[Direction] Only the lines from the start of the material through the line containing "v in ax.get_yticks()])" are to be extracted, exactly as they appear.

Start of Material provided

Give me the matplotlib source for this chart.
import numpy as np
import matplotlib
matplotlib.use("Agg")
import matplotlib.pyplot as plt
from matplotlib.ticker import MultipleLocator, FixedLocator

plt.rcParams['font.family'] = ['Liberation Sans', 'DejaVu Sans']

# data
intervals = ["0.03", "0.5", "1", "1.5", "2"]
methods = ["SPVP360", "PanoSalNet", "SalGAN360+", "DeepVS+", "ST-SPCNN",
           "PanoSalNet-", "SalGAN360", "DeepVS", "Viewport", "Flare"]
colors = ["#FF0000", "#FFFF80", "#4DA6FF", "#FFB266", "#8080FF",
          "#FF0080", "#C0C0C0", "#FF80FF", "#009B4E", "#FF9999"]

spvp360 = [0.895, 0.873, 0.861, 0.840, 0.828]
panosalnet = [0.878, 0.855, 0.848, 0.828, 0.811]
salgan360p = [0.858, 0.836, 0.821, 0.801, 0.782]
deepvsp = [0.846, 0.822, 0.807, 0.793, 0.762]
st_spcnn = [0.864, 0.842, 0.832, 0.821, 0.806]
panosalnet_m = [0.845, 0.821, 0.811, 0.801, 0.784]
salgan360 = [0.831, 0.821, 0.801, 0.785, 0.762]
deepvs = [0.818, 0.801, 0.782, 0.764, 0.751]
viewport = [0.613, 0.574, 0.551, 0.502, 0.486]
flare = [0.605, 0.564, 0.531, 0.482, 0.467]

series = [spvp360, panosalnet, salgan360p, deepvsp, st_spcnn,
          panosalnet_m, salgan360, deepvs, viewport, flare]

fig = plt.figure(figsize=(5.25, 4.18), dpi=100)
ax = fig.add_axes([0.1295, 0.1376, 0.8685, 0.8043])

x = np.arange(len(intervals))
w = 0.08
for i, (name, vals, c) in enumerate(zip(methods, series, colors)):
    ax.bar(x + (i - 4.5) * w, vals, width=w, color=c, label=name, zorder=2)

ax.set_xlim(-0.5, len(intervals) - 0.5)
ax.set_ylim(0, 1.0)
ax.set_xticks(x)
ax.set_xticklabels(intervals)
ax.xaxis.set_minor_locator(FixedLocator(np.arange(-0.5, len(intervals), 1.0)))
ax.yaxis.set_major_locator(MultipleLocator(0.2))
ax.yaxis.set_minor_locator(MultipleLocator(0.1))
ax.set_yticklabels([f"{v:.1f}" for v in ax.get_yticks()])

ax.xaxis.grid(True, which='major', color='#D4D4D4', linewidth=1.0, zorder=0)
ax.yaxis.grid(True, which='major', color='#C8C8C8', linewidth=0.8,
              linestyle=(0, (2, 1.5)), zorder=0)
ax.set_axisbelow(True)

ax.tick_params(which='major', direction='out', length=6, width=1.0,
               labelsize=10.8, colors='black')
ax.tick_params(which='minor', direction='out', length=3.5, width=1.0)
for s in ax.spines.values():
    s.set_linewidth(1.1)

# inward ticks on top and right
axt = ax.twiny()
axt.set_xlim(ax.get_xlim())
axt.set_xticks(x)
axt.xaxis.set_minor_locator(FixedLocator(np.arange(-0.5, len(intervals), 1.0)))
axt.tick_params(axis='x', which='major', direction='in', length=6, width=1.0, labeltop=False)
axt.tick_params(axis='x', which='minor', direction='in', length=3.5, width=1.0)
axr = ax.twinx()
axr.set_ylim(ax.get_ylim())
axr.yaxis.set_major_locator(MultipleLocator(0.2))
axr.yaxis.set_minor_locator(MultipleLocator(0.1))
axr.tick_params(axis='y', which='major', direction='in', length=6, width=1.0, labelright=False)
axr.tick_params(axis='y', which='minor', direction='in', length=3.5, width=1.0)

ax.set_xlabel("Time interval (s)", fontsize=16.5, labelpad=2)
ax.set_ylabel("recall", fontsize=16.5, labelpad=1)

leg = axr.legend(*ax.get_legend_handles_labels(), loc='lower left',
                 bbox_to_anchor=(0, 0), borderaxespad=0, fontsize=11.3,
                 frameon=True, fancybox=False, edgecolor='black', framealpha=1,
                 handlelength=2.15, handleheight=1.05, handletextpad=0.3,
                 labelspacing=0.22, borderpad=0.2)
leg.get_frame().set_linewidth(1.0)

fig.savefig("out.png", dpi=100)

End of Material provided

[Expected answer]
Give me the matplotlib source for this chart.
import numpy as np
import matplotlib
matplotlib.use("Agg")
import matplotlib.pyplot as plt
from matplotlib.ticker import MultipleLocator, FixedLocator

plt.rcParams['font.family'] = ['Liberation Sans', 'DejaVu Sans']

# data
intervals = ["0.03", "0.5", "1", "1.5", "2"]
methods = ["SPVP360", "PanoSalNet", "SalGAN360+", "DeepVS+", "ST-SPCNN",
           "PanoSalNet-", "SalGAN360", "DeepVS", "Viewport", "Flare"]
colors = ["#FF0000", "#FFFF80", "#4DA6FF", "#FFB266", "#8080FF",
          "#FF0080", "#C0C0C0", "#FF80FF", "#009B4E", "#FF9999"]

spvp360 = [0.895, 0.873, 0.861, 0.840, 0.828]
panosalnet = [0.878, 0.855, 0.848, 0.828, 0.811]
salgan360p = [0.858, 0.836, 0.821, 0.801, 0.782]
deepvsp = [0.846, 0.822, 0.807, 0.793, 0.762]
st_spcnn = [0.864, 0.842, 0.832, 0.821, 0.806]
panosalnet_m = [0.845, 0.821, 0.811, 0.801, 0.784]
salgan360 = [0.831, 0.821, 0.801, 0.785, 0.762]
deepvs = [0.818, 0.801, 0.782, 0.764, 0.751]
viewport = [0.613, 0.574, 0.551, 0.502, 0.486]
flare = [0.605, 0.564, 0.531, 0.482, 0.467]

series = [spvp360, panosalnet, salgan360p, deepvsp, st_spcnn,
          panosalnet_m, salgan360, deepvs, viewport, flare]

fig = plt.figure(figsize=(5.25, 4.18), dpi=100)
ax = fig.add_axes([0.1295, 0.1376, 0.8685, 0.8043])

x = np.arange(len(intervals))
w = 0.08
for i, (name, vals, c) in enumerate(zip(methods, series, colors)):
    ax.bar(x + (i - 4.5) * w, vals, width=w, color=c, label=name, zorder=2)

ax.set_xlim(-0.5, len(intervals) - 0.5)
ax.set_ylim(0, 1.0)
ax.set_xticks(x)
ax.set_xticklabels(intervals)
ax.xaxis.set_minor_locator(FixedLocator(np.arange(-0.5, len(intervals), 1.0)))
ax.yaxis.set_major_locator(MultipleLocator(0.2))
ax.yaxis.set_minor_locator(MultipleLocator(0.1))
ax.set_yticklabels([f"{v:.1f}" for v in ax.get_yticks()])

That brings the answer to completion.